Exercise objective: Leave the pictures out. Return all other data exactly.
------
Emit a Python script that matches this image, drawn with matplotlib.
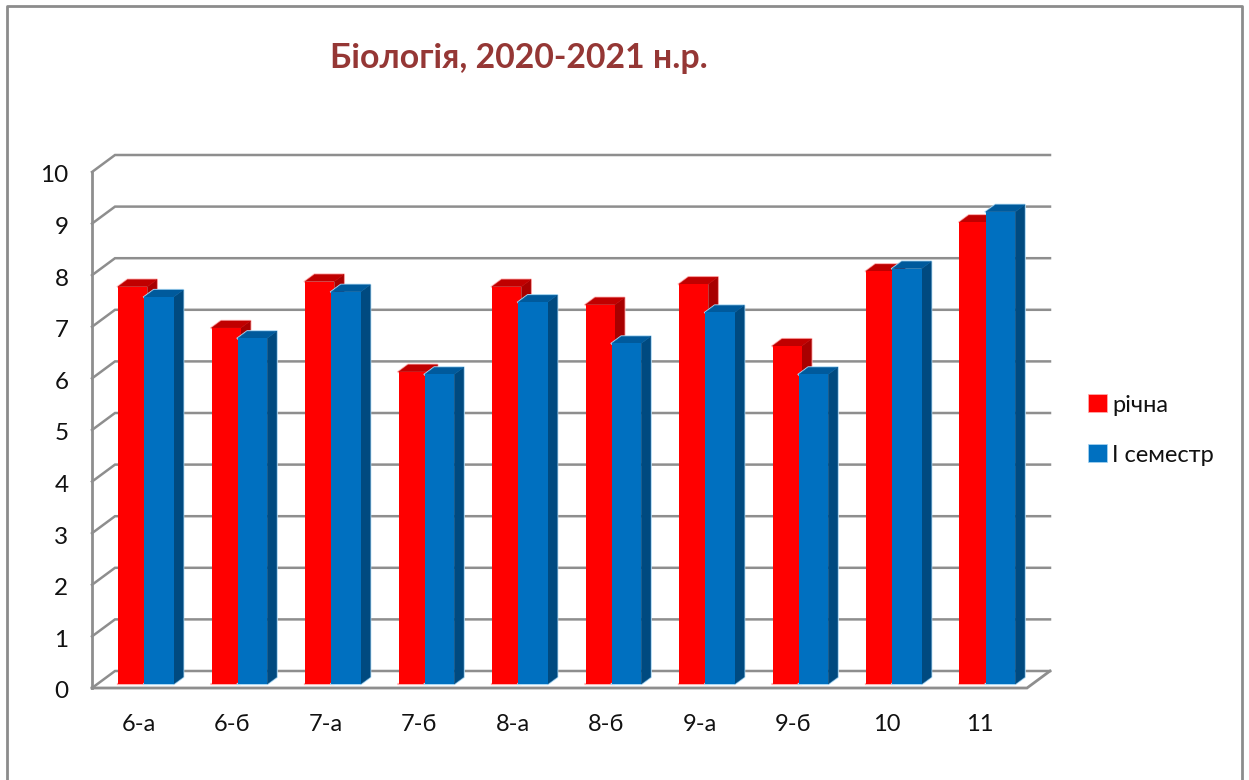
import numpy as np
from matplotlib import pyplot as plt
from matplotlib.patches import Patch
from matplotlib.lines import Line2D
from matplotlib.transforms import ScaledTranslation

plt.rcParams['font.family'] = ['Lato', 'DejaVu Sans']

classes = ['6-а', '6-б', '7-а', '7-б', '8-а', '8-б', '9-а', '9-б', '10', '11']
yearly = [7.7, 6.9, 7.8, 6.05, 7.7, 7.35, 7.75, 6.55, 8.0, 8.95]
semester = [7.5, 6.7, 7.6, 6.0, 7.4, 6.6, 7.2, 6.0, 8.05, 9.15]
y_ticks = list(range(11))

W, H = 1249, 780
# pixel layout of the front plane of the fake 3d box
left, right, bottom, top = 92, 1027, 688, 172
ppx = (right - left) / len(classes)
ppy = (bottom - top) / 10

fig = plt.figure(figsize=(W / 100, H / 100), dpi=100)
ax = fig.add_axes([left / W, 1 - bottom / H, (right - left) / W, (bottom - top) / H])
ax.set_xlim(0, len(classes))
ax.set_ylim(0, 10)
for s in ax.spines.values():
    s.set_visible(False)
ax.patch.set_alpha(0)

# depth of the walls and of the bars, in data units
wall_dx, wall_dy = 23 / ppx, 17 / ppy
bar_dx, bar_dy = 9.5 / ppx, 7 / ppy
base = 4 / ppy
bar_w = 29.4 / ppx
first = 26 / ppx
step = 26.3 / ppx

GRID = '#8e8e8e'
for t in y_ticks:
    ax.plot([0, wall_dx, len(classes) + wall_dx], [t, t + wall_dy, t + wall_dy],
            color=GRID, lw=1.8, clip_on=False, zorder=1, solid_joinstyle='miter')
ax.plot([0, 0], [0, 10], color=GRID, lw=2, clip_on=False, zorder=1)
ax.plot([0, len(classes), len(classes) + wall_dx], [0, 0, wall_dy],
        color=GRID, lw=2, clip_on=False, zorder=1, solid_joinstyle='miter')


def draw_bars(vals, offset, front, side, cap, halo, z):
    x0 = np.arange(len(vals)) + offset
    tops = np.array(vals) + base
    for i, (x, yt) in enumerate(zip(x0, tops)):
        xr = x + bar_w
        # soft outline round top, right and bottom, left edge stays clean
        ax.plot([x, x + bar_dx, xr + bar_dx, xr + bar_dx, xr, x],
                [yt, yt + bar_dy, yt + bar_dy, base + bar_dy, base, base],
                color=halo, lw=1.6, zorder=z, clip_on=False)
        ax.fill([xr, xr + bar_dx, xr + bar_dx, xr],
                [base, base + bar_dy, yt + bar_dy, yt],
                facecolor=side, edgecolor=side, lw=0.3, zorder=z + 1, clip_on=False)
        ax.fill([x, x + bar_dx, xr + bar_dx, xr],
                [yt, yt + bar_dy, yt + bar_dy, yt],
                facecolor=cap, edgecolor=cap, lw=0.3, zorder=z + 1, clip_on=False)
    ax.bar(x0, vals, width=bar_w, bottom=base, align='edge', color=front,
           linewidth=0, zorder=z + 2)


# red first, blue overlaps it
draw_bars(yearly, first, '#ff0000', '#a80000', '#c00000', '#ffb0b0', 2)
draw_bars(semester, first + step, '#0070c0', '#004a80', '#005a9c', '#a9d6f2', 6)

ax.set_xticks(np.arange(len(classes)) + 0.5)
ax.set_xticklabels(classes, fontsize=17, color='#111111')
ax.set_yticks(y_ticks)
ax.set_yticklabels([str(t) for t in y_ticks], fontsize=17.5, color='#111111')
ax.tick_params(axis='x', length=0, pad=19)
ax.tick_params(axis='y', length=0, pad=17)
# digits sit a little below the grid line in the original
shift = ScaledTranslation(0, -2 / 100, fig.dpi_scale_trans)
for lab in ax.get_yticklabels():
    lab.set_transform(lab.get_transform() + shift)

fig.text(330 / W, 1 - 68 / H, 'Біологія, 2020-2021 н.р.', fontsize=24.4,
         fontweight='bold', color='#953735', ha='left', va='baseline')

handles = [Patch(facecolor='#ff0000', edgecolor='#ffb0b0', lw=0.5),
           Patch(facecolor='#0070c0', edgecolor='#a9d6f2', lw=0.5)]
fig.legend(handles, ['річна', 'І семестр'], loc='center left',
           bbox_to_anchor=(1088 / W, 1 - 430 / H), frameon=False, fontsize=17,
           handlelength=0.8, handleheight=0.8, handletextpad=0.22,
           labelspacing=1.22, labelcolor='#111111', borderpad=0, borderaxespad=0)

# outer chart frame, open at the bottom
frame_x = [7 / W, 7 / W, 1242 / W, 1242 / W]
frame_y = [0, 1 - 6 / H, 1 - 6 / H, 0]
fig.add_artist(Line2D(frame_x, frame_y, color='#8c8c8c', lw=2, transform=fig.transFigure))

fig.savefig('out.png', dpi=100, facecolor='white')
------
Written solution:
Emit a Python script that matches this image, drawn with matplotlib.
import numpy as np
from matplotlib import pyplot as plt
from matplotlib.patches import Patch
from matplotlib.lines import Line2D
from matplotlib.transforms import ScaledTranslation

plt.rcParams['font.family'] = ['Lato', 'DejaVu Sans']

classes = ['6-а', '6-б', '7-а', '7-б', '8-а', '8-б', '9-а', '9-б', '10', '11']
yearly = [7.7, 6.9, 7.8, 6.05, 7.7, 7.35, 7.75, 6.55, 8.0, 8.95]
semester = [7.5, 6.7, 7.6, 6.0, 7.4, 6.6, 7.2, 6.0, 8.05, 9.15]
y_ticks = list(range(11))

W, H = 1249, 780
# pixel layout of the front plane of the fake 3d box
left, right, bottom, top = 92, 1027, 688, 172
ppx = (right - left) / len(classes)
ppy = (bottom - top) / 10

fig = plt.figure(figsize=(W / 100, H / 100), dpi=100)
ax = fig.add_axes([left / W, 1 - bottom / H, (right - left) / W, (bottom - top) / H])
ax.set_xlim(0, len(classes))
ax.set_ylim(0, 10)
for s in ax.spines.values():
    s.set_visible(False)
ax.patch.set_alpha(0)

# depth of the walls and of the bars, in data units
wall_dx, wall_dy = 23 / ppx, 17 / ppy
bar_dx, bar_dy = 9.5 / ppx, 7 / ppy
base = 4 / ppy
bar_w = 29.4 / ppx
first = 26 / ppx
step = 26.3 / ppx

GRID = '#8e8e8e'
for t in y_ticks:
    ax.plot([0, wall_dx, len(classes) + wall_dx], [t, t + wall_dy, t + wall_dy],
            color=GRID, lw=1.8, clip_on=False, zorder=1, solid_joinstyle='miter')
ax.plot([0, 0], [0, 10], color=GRID, lw=2, clip_on=False, zorder=1)
ax.plot([0, len(classes), len(classes) + wall_dx], [0, 0, wall_dy],
        color=GRID, lw=2, clip_on=False, zorder=1, solid_joinstyle='miter')


def draw_bars(vals, offset, front, side, cap, halo, z):
    x0 = np.arange(len(vals)) + offset
    tops = np.array(vals) + base
    for i, (x, yt) in enumerate(zip(x0, tops)):
        xr = x + bar_w
        # soft outline round top, right and bottom, left edge stays clean
        ax.plot([x, x + bar_dx, xr + bar_dx, xr + bar_dx, xr, x],
                [yt, yt + bar_dy, yt + bar_dy, base + bar_dy, base, base],
                color=halo, lw=1.6, zorder=z, clip_on=False)
        ax.fill([xr, xr + bar_dx, xr + bar_dx, xr],
                [base, base + bar_dy, yt + bar_dy, yt],
                facecolor=side, edgecolor=side, lw=0.3, zorder=z + 1, clip_on=False)
        ax.fill([x, x + bar_dx, xr + bar_dx, xr],
                [yt, yt + bar_dy, yt + bar_dy, yt],
                facecolor=cap, edgecolor=cap, lw=0.3, zorder=z + 1, clip_on=False)
    ax.bar(x0, vals, width=bar_w, bottom=base, align='edge', color=front,
           linewidth=0, zorder=z + 2)


# red first, blue overlaps it
draw_bars(yearly, first, '#ff0000', '#a80000', '#c00000', '#ffb0b0', 2)
draw_bars(semester, first + step, '#0070c0', '#004a80', '#005a9c', '#a9d6f2', 6)

ax.set_xticks(np.arange(len(classes)) + 0.5)
ax.set_xticklabels(classes, fontsize=17, color='#111111')
ax.set_yticks(y_ticks)
ax.set_yticklabels([str(t) for t in y_ticks], fontsize=17.5, color='#111111')
ax.tick_params(axis='x', length=0, pad=19)
ax.tick_params(axis='y', length=0, pad=17)
# digits sit a little below the grid line in the original
shift = ScaledTranslation(0, -2 / 100, fig.dpi_scale_trans)
for lab in ax.get_yticklabels():
    lab.set_transform(lab.get_transform() + shift)

fig.text(330 / W, 1 - 68 / H, 'Біологія, 2020-2021 н.р.', fontsize=24.4,
         fontweight='bold', color='#953735', ha='left', va='baseline')

handles = [Patch(facecolor='#ff0000', edgecolor='#ffb0b0', lw=0.5),
           Patch(facecolor='#0070c0', edgecolor='#a9d6f2', lw=0.5)]
fig.legend(handles, ['річна', 'І семестр'], loc='center left',
           bbox_to_anchor=(1088 / W, 1 - 430 / H), frameon=False, fontsize=17,
           handlelength=0.8, handleheight=0.8, handletextpad=0.22,
           labelspacing=1.22, labelcolor='#111111', borderpad=0, borderaxespad=0)

# outer chart frame, open at the bottom
frame_x = [7 / W, 7 / W, 1242 / W, 1242 / W]
frame_y = [0, 1 - 6 / H, 1 - 6 / H, 0]
fig.add_artist(Line2D(frame_x, frame_y, color='#8c8c8c', lw=2, transform=fig.transFigure))

fig.savefig('out.png', dpi=100, facecolor='white')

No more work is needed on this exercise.